EXERCISE INSTRUCTIONS: Your task is to retype the lines from the opening of the material through the line that includes "nSeries = 14". Do not copy the pictures.

COLLECTED DATA:
----
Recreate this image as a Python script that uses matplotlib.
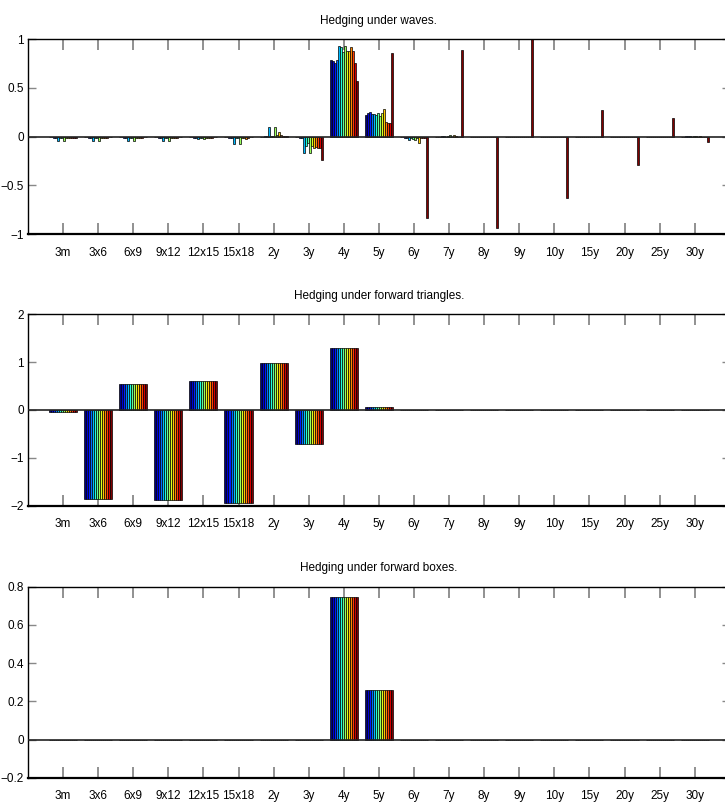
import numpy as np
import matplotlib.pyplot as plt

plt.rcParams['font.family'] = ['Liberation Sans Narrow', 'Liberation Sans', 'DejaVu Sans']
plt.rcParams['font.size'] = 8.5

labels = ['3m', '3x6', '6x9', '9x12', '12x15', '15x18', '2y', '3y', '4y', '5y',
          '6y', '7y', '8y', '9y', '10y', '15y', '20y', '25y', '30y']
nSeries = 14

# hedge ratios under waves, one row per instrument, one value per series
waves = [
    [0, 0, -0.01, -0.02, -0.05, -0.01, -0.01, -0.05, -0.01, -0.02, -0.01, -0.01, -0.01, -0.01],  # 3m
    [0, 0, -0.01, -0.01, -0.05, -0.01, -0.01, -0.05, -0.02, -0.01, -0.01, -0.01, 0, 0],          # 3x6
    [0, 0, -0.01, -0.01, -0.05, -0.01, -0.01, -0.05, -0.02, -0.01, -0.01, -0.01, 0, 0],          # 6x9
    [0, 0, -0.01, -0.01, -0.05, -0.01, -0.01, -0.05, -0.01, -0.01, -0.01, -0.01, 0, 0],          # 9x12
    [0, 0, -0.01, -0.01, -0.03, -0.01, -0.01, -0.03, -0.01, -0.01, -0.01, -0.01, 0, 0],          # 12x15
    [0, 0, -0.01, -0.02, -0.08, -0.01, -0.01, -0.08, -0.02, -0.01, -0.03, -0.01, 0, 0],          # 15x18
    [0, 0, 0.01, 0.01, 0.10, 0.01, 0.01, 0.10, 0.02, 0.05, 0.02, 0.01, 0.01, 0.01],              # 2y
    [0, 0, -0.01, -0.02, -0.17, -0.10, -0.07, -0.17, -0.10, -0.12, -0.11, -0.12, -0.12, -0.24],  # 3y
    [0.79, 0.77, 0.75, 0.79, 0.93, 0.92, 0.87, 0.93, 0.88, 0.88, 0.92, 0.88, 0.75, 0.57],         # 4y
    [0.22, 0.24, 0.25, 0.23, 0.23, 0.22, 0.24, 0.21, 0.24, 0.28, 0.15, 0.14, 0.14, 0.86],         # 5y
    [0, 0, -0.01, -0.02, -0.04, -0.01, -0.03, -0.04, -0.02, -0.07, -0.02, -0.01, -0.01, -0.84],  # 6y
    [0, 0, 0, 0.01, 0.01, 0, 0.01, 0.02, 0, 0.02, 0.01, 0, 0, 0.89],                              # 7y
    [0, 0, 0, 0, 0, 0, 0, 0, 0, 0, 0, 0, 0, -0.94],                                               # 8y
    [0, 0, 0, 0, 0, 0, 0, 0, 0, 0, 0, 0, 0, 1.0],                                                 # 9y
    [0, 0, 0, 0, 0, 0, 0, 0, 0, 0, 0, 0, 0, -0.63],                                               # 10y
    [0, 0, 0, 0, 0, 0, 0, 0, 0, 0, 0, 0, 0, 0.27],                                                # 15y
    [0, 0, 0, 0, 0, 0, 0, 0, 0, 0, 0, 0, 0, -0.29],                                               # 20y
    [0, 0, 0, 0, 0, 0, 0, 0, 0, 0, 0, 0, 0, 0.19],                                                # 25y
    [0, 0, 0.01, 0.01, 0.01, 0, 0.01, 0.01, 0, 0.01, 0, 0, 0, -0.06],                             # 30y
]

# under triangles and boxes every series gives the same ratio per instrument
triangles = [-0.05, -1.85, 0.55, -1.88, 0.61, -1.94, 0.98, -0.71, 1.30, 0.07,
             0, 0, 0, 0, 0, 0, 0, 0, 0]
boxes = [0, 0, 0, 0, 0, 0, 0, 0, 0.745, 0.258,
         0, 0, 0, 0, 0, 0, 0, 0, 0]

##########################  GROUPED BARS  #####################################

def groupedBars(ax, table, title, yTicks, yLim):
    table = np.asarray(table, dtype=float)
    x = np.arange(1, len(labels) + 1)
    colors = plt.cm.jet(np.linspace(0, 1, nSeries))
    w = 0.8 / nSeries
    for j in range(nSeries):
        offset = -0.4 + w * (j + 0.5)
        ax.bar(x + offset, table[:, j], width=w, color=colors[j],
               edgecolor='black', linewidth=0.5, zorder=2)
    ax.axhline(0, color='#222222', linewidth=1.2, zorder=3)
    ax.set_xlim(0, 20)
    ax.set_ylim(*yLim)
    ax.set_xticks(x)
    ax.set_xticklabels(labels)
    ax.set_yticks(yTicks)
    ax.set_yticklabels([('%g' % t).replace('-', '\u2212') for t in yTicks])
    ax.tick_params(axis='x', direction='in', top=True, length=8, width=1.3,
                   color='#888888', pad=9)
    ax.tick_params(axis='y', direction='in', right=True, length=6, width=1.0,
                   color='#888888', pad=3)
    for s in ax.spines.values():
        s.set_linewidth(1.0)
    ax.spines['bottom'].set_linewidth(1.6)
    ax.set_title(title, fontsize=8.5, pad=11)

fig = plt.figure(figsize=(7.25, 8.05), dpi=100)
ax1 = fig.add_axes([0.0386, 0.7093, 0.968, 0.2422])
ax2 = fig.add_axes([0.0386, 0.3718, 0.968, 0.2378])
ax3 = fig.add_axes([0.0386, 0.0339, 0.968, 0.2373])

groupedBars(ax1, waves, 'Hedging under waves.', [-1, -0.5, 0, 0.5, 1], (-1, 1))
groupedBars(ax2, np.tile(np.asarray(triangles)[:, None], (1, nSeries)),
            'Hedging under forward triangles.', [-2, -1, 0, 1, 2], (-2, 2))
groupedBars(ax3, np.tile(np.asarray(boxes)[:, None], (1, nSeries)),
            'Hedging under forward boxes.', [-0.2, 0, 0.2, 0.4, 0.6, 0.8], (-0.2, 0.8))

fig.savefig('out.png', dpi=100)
----
ANSWER TO THIS EXERCISE:
Recreate this image as a Python script that uses matplotlib.
import numpy as np
import matplotlib.pyplot as plt

plt.rcParams['font.family'] = ['Liberation Sans Narrow', 'Liberation Sans', 'DejaVu Sans']
plt.rcParams['font.size'] = 8.5

labels = ['3m', '3x6', '6x9', '9x12', '12x15', '15x18', '2y', '3y', '4y', '5y',
          '6y', '7y', '8y', '9y', '10y', '15y', '20y', '25y', '30y']
nSeries = 14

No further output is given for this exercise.